All of the listing below must be repeated word for word. Pictures are the only thing to omit.
○ ○ ○ ○ ○
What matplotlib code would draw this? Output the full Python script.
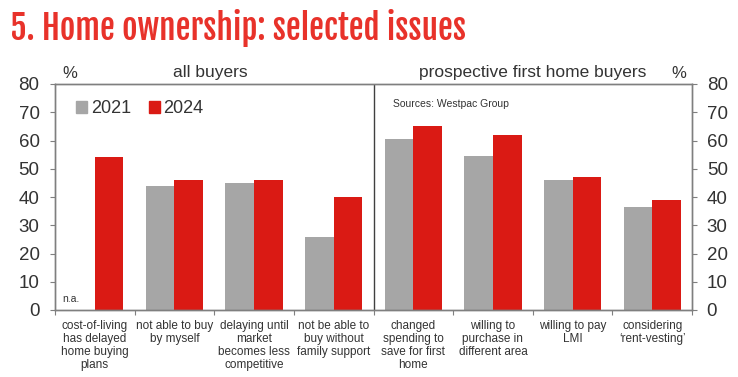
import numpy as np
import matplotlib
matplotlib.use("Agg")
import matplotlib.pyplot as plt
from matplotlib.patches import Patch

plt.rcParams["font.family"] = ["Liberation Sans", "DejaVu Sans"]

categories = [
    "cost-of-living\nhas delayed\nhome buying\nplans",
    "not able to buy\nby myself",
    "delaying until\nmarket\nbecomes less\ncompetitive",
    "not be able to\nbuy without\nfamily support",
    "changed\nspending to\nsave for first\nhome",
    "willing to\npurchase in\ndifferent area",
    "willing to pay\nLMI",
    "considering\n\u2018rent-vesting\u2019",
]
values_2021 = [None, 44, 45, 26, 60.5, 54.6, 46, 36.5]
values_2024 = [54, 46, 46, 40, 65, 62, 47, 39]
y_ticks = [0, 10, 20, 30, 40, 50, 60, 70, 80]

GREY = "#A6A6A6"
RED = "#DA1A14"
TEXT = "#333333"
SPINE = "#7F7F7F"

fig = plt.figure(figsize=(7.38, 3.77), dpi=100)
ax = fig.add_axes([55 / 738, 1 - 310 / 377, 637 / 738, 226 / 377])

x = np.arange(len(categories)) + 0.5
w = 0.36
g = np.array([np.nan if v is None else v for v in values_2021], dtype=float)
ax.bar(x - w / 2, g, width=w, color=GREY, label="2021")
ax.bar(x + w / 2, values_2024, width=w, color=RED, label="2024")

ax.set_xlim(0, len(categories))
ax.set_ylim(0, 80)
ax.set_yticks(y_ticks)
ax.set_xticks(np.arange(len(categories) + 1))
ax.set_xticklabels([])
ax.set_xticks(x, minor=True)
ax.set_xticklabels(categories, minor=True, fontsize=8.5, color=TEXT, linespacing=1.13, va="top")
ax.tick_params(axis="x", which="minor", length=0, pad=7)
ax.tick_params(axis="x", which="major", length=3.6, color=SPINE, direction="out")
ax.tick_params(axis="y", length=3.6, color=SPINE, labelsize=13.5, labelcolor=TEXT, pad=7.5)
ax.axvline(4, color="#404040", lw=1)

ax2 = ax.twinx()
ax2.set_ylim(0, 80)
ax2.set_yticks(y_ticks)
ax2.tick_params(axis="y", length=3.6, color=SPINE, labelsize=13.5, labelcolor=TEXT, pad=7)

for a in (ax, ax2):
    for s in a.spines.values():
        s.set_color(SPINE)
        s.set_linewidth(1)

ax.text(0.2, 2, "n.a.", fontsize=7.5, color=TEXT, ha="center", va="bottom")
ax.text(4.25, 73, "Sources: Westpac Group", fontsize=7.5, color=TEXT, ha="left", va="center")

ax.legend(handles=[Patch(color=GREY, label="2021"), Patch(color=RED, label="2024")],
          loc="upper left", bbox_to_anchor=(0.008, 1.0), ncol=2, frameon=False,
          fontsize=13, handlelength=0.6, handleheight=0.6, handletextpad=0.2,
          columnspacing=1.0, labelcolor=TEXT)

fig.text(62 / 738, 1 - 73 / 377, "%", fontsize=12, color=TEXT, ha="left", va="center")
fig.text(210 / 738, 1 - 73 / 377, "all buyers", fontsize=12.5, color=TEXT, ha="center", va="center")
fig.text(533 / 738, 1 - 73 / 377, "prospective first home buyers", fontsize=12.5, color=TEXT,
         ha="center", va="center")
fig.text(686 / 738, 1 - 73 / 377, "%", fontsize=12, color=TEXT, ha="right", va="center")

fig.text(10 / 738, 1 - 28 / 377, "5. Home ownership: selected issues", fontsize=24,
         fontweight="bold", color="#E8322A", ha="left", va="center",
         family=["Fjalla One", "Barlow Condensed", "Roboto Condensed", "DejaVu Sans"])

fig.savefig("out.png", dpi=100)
○ ○ ○ ○ ○
Response for this exercise:
What matplotlib code would draw this? Output the full Python script.
import numpy as np
import matplotlib
matplotlib.use("Agg")
import matplotlib.pyplot as plt
from matplotlib.patches import Patch

plt.rcParams["font.family"] = ["Liberation Sans", "DejaVu Sans"]

categories = [
    "cost-of-living\nhas delayed\nhome buying\nplans",
    "not able to buy\nby myself",
    "delaying until\nmarket\nbecomes less\ncompetitive",
    "not be able to\nbuy without\nfamily support",
    "changed\nspending to\nsave for first\nhome",
    "willing to\npurchase in\ndifferent area",
    "willing to pay\nLMI",
    "considering\n\u2018rent-vesting\u2019",
]
values_2021 = [None, 44, 45, 26, 60.5, 54.6, 46, 36.5]
values_2024 = [54, 46, 46, 40, 65, 62, 47, 39]
y_ticks = [0, 10, 20, 30, 40, 50, 60, 70, 80]

GREY = "#A6A6A6"
RED = "#DA1A14"
TEXT = "#333333"
SPINE = "#7F7F7F"

fig = plt.figure(figsize=(7.38, 3.77), dpi=100)
ax = fig.add_axes([55 / 738, 1 - 310 / 377, 637 / 738, 226 / 377])

x = np.arange(len(categories)) + 0.5
w = 0.36
g = np.array([np.nan if v is None else v for v in values_2021], dtype=float)
ax.bar(x - w / 2, g, width=w, color=GREY, label="2021")
ax.bar(x + w / 2, values_2024, width=w, color=RED, label="2024")

ax.set_xlim(0, len(categories))
ax.set_ylim(0, 80)
ax.set_yticks(y_ticks)
ax.set_xticks(np.arange(len(categories) + 1))
ax.set_xticklabels([])
ax.set_xticks(x, minor=True)
ax.set_xticklabels(categories, minor=True, fontsize=8.5, color=TEXT, linespacing=1.13, va="top")
ax.tick_params(axis="x", which="minor", length=0, pad=7)
ax.tick_params(axis="x", which="major", length=3.6, color=SPINE, direction="out")
ax.tick_params(axis="y", length=3.6, color=SPINE, labelsize=13.5, labelcolor=TEXT, pad=7.5)
ax.axvline(4, color="#404040", lw=1)

ax2 = ax.twinx()
ax2.set_ylim(0, 80)
ax2.set_yticks(y_ticks)
ax2.tick_params(axis="y", length=3.6, color=SPINE, labelsize=13.5, labelcolor=TEXT, pad=7)

for a in (ax, ax2):
    for s in a.spines.values():
        s.set_color(SPINE)
        s.set_linewidth(1)

ax.text(0.2, 2, "n.a.", fontsize=7.5, color=TEXT, ha="center", va="bottom")
ax.text(4.25, 73, "Sources: Westpac Group", fontsize=7.5, color=TEXT, ha="left", va="center")

ax.legend(handles=[Patch(color=GREY, label="2021"), Patch(color=RED, label="2024")],
          loc="upper left", bbox_to_anchor=(0.008, 1.0), ncol=2, frameon=False,
          fontsize=13, handlelength=0.6, handleheight=0.6, handletextpad=0.2,
          columnspacing=1.0, labelcolor=TEXT)

fig.text(62 / 738, 1 - 73 / 377, "%", fontsize=12, color=TEXT, ha="left", va="center")
fig.text(210 / 738, 1 - 73 / 377, "all buyers", fontsize=12.5, color=TEXT, ha="center", va="center")
fig.text(533 / 738, 1 - 73 / 377, "prospective first home buyers", fontsize=12.5, color=TEXT,
         ha="center", va="center")
fig.text(686 / 738, 1 - 73 / 377, "%", fontsize=12, color=TEXT, ha="right", va="center")

fig.text(10 / 738, 1 - 28 / 377, "5. Home ownership: selected issues", fontsize=24,
         fontweight="bold", color="#E8322A", ha="left", va="center",
         family=["Fjalla One", "Barlow Condensed", "Roboto Condensed", "DejaVu Sans"])

fig.savefig("out.png", dpi=100)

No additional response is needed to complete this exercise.